I feel in the day on a human flight mode fighting with a sadness inside and an exterior which secretes a lie of joy to others which really isn’t there.
However from where ever you are reading this can you relate to me when you get into bed and feel the inevitability of death, your subconscious and that voice in your head can finally talk to you and tell you that you know you feel like shit and that you feel like no mater what the stuff you do even in glimmers of true happiness you will inevitably be dead. Do you ever plan out the scenarios of how people will react to your death,in a ficticous ideology in your head once your gone everyone publicly expresses there real admiration and love for you,
building this picture that everyone is fake around you until you die.

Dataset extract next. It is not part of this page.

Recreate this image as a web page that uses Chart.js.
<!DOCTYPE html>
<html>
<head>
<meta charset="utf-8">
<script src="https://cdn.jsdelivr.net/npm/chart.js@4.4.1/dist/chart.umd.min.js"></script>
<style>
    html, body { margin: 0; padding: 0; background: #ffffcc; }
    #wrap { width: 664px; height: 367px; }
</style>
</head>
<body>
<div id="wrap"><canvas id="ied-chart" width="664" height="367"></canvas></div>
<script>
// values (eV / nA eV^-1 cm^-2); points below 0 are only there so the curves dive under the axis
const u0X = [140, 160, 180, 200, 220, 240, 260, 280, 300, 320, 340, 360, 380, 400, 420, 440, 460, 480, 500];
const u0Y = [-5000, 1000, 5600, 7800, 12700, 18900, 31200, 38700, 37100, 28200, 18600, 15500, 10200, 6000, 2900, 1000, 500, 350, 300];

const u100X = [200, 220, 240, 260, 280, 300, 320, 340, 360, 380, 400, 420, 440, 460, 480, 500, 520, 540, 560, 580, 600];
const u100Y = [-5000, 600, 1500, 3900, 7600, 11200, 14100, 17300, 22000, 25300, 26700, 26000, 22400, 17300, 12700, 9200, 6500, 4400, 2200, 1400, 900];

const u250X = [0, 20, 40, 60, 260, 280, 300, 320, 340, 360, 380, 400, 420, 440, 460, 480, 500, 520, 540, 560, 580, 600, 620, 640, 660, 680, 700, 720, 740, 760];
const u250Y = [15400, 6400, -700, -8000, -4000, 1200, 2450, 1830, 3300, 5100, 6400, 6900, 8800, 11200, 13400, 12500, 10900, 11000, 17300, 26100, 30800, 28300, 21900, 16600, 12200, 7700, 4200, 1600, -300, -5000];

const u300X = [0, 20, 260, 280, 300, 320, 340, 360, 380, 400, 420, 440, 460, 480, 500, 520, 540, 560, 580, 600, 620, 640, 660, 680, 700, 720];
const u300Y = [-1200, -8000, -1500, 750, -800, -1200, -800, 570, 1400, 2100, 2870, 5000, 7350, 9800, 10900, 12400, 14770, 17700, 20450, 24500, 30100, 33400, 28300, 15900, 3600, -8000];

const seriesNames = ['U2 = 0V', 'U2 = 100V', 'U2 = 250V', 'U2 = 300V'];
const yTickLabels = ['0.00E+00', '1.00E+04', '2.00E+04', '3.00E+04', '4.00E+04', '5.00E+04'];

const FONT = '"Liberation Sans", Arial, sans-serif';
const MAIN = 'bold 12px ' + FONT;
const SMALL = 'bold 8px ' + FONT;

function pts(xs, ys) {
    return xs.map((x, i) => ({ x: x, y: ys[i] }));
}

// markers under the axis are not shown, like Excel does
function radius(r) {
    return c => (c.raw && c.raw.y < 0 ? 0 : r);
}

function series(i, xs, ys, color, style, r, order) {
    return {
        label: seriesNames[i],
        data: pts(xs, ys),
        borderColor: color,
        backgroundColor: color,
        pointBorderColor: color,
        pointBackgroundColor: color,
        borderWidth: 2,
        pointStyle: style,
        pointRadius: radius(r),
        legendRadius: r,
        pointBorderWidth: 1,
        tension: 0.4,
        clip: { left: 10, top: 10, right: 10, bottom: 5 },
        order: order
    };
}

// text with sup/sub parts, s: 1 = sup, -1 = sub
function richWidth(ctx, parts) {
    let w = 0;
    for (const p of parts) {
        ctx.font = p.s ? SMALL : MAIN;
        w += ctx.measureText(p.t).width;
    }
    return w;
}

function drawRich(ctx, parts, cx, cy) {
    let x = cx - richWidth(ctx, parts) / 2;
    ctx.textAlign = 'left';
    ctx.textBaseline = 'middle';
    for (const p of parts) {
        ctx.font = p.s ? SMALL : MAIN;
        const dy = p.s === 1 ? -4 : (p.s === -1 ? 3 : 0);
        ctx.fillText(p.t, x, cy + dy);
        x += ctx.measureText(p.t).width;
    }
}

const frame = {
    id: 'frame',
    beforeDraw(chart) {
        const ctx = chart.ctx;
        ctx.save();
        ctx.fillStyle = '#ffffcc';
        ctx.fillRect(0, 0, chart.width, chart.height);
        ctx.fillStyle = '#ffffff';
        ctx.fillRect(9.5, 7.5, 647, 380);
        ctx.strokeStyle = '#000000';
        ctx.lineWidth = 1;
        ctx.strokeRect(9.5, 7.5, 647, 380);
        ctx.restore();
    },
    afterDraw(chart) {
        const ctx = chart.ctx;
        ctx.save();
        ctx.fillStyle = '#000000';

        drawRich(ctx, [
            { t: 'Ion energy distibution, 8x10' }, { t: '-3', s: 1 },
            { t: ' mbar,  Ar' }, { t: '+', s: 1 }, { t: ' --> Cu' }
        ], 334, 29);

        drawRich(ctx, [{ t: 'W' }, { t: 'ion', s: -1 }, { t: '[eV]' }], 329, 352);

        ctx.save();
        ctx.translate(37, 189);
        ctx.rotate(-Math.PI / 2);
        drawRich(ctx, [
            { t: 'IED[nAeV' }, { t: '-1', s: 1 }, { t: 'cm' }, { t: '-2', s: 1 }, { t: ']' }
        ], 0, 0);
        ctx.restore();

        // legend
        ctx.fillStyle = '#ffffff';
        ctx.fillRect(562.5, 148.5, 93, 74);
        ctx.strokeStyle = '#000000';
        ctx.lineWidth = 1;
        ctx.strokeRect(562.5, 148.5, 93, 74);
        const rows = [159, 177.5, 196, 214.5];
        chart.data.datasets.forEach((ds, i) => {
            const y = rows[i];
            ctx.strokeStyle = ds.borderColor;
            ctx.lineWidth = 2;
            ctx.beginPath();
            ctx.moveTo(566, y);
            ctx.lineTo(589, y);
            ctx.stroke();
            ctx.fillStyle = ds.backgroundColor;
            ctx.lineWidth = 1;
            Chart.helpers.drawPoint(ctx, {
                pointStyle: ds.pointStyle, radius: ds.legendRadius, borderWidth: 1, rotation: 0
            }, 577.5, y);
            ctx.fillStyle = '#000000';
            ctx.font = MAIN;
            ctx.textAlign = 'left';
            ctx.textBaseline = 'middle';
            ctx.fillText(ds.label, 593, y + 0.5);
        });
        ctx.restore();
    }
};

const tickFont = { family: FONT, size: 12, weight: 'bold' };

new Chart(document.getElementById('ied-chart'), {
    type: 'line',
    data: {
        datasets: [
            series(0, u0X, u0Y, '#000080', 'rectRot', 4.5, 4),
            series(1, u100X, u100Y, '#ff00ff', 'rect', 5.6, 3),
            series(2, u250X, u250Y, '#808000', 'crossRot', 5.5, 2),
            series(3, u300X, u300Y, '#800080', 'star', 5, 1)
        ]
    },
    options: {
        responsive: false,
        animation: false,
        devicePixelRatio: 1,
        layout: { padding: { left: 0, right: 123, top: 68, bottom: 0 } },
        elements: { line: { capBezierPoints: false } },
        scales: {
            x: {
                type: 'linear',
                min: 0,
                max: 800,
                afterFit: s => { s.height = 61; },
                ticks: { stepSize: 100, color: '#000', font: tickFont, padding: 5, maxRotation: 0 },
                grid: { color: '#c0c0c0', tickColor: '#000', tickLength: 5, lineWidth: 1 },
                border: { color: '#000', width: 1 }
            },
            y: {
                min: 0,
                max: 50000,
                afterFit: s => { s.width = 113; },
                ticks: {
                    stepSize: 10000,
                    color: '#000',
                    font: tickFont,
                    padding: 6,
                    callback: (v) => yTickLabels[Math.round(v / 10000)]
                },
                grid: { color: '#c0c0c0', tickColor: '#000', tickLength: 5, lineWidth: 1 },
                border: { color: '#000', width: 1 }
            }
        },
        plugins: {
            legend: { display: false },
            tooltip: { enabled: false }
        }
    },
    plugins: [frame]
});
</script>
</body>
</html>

do you relate? How do you feel when your true private life style or the true side of you speaks to you while you lie in bed
to the readers I want to be there for you if I can hit me up ever if you want to talk
insta-bl0nd.e
5 comments
This post is deep and thought provoking. I ‘ll pick just two ideas from it to start with. The inevitability of death angers me. I t makes me wish reproduction could just halt. I know it will not but still I wish it would.

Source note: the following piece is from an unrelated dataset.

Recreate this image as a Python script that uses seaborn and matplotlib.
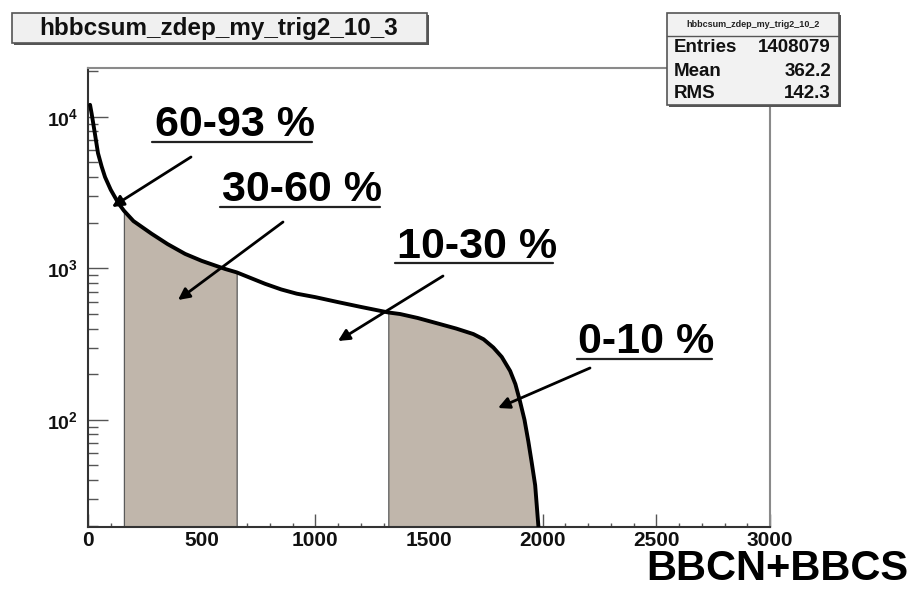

I have thought much about my own funeral and that makes me reluctant to CTB.
what do you mean by halt?
Thank you for asking. By halt I mean all people willingly try to cease reproduction so that hardly another person has to suffer in life other than those who already do. Of course this will never happen.

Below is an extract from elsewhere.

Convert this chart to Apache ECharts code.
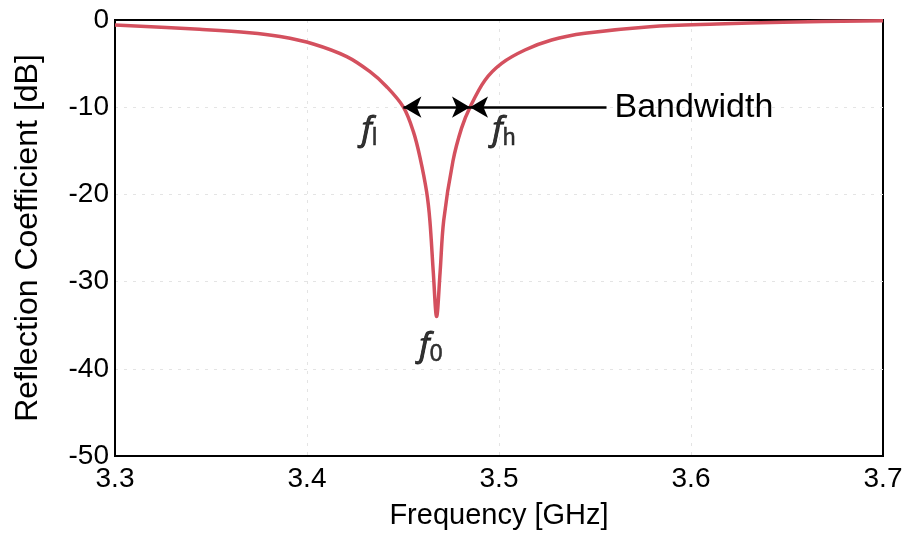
<!DOCTYPE html>
<html><head><meta charset="utf-8">
<script src="https://cdn.jsdelivr.net/npm/echarts@6/dist/echarts.min.js"></script>
<style>html,body{margin:0;padding:0;background:#fff}#c{width:908px;height:533px}</style>
</head><body><div id="c"></div>
<script>
const freq = [3.300, 3.344, 3.370, 3.386, 3.4033, 3.4207, 3.4328, 3.4415, 3.4502, 3.4554, 3.4589, 3.4623, 3.4640, 3.4658, 3.4675, 3.4693, 3.4712, 3.4760, 3.4805, 3.4849, 3.4927, 3.5014, 3.5135, 3.5274, 3.5448, 3.5786, 3.6135, 3.648, 3.700];
const s11dB = [-0.57, -1.07, -1.45, -1.9, -2.75, -4.2, -5.93, -7.65, -10, -12.8, -15.8, -19.7, -23.0, -29, -34, -29, -23.0, -16.2, -12.4, -10, -6.9, -4.97, -3.44, -2.29, -1.53, -0.77, -0.46, -0.26, -0.08];
const xTicks = [3.3, 3.4, 3.5, 3.6, 3.7];
const yTicks = [0, -10, -20, -30, -40, -50];
const bwLevel = -10;
const fLow = 3.4502, fHigh = 3.4849, bwTextStart = 3.556;
const labelPts = [
  [3.4325, -12.9, 'l'],
  [3.5025, -12.9, 'h'],
  [3.4645, -37.6, '0']
];

const chart = echarts.init(document.getElementById('c'));
const font = 'Liberation Sans, Arial, sans-serif';
chart.setOption({
  animation: false,
  backgroundColor: '#fff',
  grid: { left: 115, right: 25, top: 20, bottom: 77, outerBoundsMode: 'none', containLabel: false, show: true, borderColor: '#000', borderWidth: 2, backgroundColor: 'transparent' },
  xAxis: {
    type: 'value', min: xTicks[0], max: xTicks[xTicks.length - 1], interval: 0.1,
    name: 'Frequency [GHz]', nameLocation: 'middle', nameGap: 45,
    nameTextStyle: { fontFamily: font, fontSize: 29, color: '#000' },
    axisLine: { show: true, lineStyle: { color: '#000', width: 2 } },
    axisTick: { show: false },
    axisLabel: { fontFamily: font, fontSize: 28, color: '#000', margin: 9, formatter: v => v.toFixed(1) },
    splitLine: { show: true, showMinLine: false, showMaxLine: false, lineStyle: { color: '#e4e4e4', type: [3, 6], width: 1 } }
  },
  yAxis: {
    type: 'value', min: yTicks[yTicks.length - 1], max: yTicks[0], interval: 10,
    name: 'Reflection Coefficient [dB]', nameLocation: 'middle', nameGap: 71,
    nameTextStyle: { fontFamily: font, fontSize: 32, color: '#000' },
    axisLine: { show: true, lineStyle: { color: '#000', width: 2 } },
    axisTick: { show: false },
    axisLabel: { fontFamily: font, fontSize: 28, color: '#000', margin: 6 },
    splitLine: { show: true, showMinLine: false, showMaxLine: false, lineStyle: { color: '#e4e4e4', type: [3, 6], width: 1 } }
  },
  series: [
    {
      type: 'line', data: freq.map((f, i) => [f, s11dB[i]]),
      showSymbol: false, smooth: 0.35,
      lineStyle: { color: '#d4505e', width: 3.5 },
      z: 3,
      markLine: {
        silent: true, animation: false,
        label: { show: false },
        lineStyle: { color: '#000', width: 2.5, type: 'solid' },
        symbolSize: [16, 18],
        data: [
          [ { coord: [fLow, bwLevel], symbol: 'arrow' }, { coord: [fHigh, bwLevel], symbol: 'arrow' } ],
          [ { coord: [bwTextStart, bwLevel], symbol: 'none' }, { coord: [fHigh, bwLevel], symbol: 'arrow' } ]
        ]
      },
      markPoint: {
        silent: true, symbolSize: 0,
        data: [ { coord: [bwTextStart, bwLevel], label: { show: true, position: 'right', distance: 8, formatter: 'Bandwidth', fontFamily: font, fontSize: 34, color: '#000' } } ]
      }
    },
    {
      type: 'scatter', symbolSize: 0, silent: true, z: 5,
      data: labelPts,
      label: {
        show: true, position: 'inside', color: '#000',
        formatter: p => '{f|f}{s|' + p.data[2] + '}',
        rich: {
          f: { fontFamily: 'Noto Sans, DejaVu Sans, sans-serif', fontStyle: 'italic', fontSize: 33, color: '#000', textBorderColor: '#000', textBorderWidth: 0.8, lineHeight: 36, verticalAlign: 'top' },
          s: { fontFamily: font, fontSize: 23, color: '#000', textBorderColor: '#000', textBorderWidth: 0.5, lineHeight: 36, verticalAlign: 'bottom' }
        }
      }
    }
  ]
});
</script>
</body></html>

Right now, as I see it, 7.5 billion people currently suffer far too much. They will die off and be replaced by a somewhat larger population who then continues and extends and expands the cycle. Oh well.
I can relate in many ways. At night it’s almost suffocating. Here’s a thought that might help… I don’t think our nighttime thoughts are the true us. The true ‘you’ is who you are when you are outside your 4 walls, when you can see, hear, breathe the real world (and I mean the REAL world, not a different set of 4 walls like your job or school). When you’re alone in nature with your thoughts, that’s the real you.
We don’t experience it often. Humans are basically still cave dwellers, literally and metaphorically. But some of us aren’t meant to be. It would be great to go on nature hikes every day, but that’s not practical or possible for some of us, so we slowly suffocate. Like you said at night it’s the worst when we have no distractions and we realize the sadness of a pointless life.
I have imagined my own funeral many times. They ache and I don’t. But oh god do they ache.
I hate what dying does to the living and I hate what living does to the dying.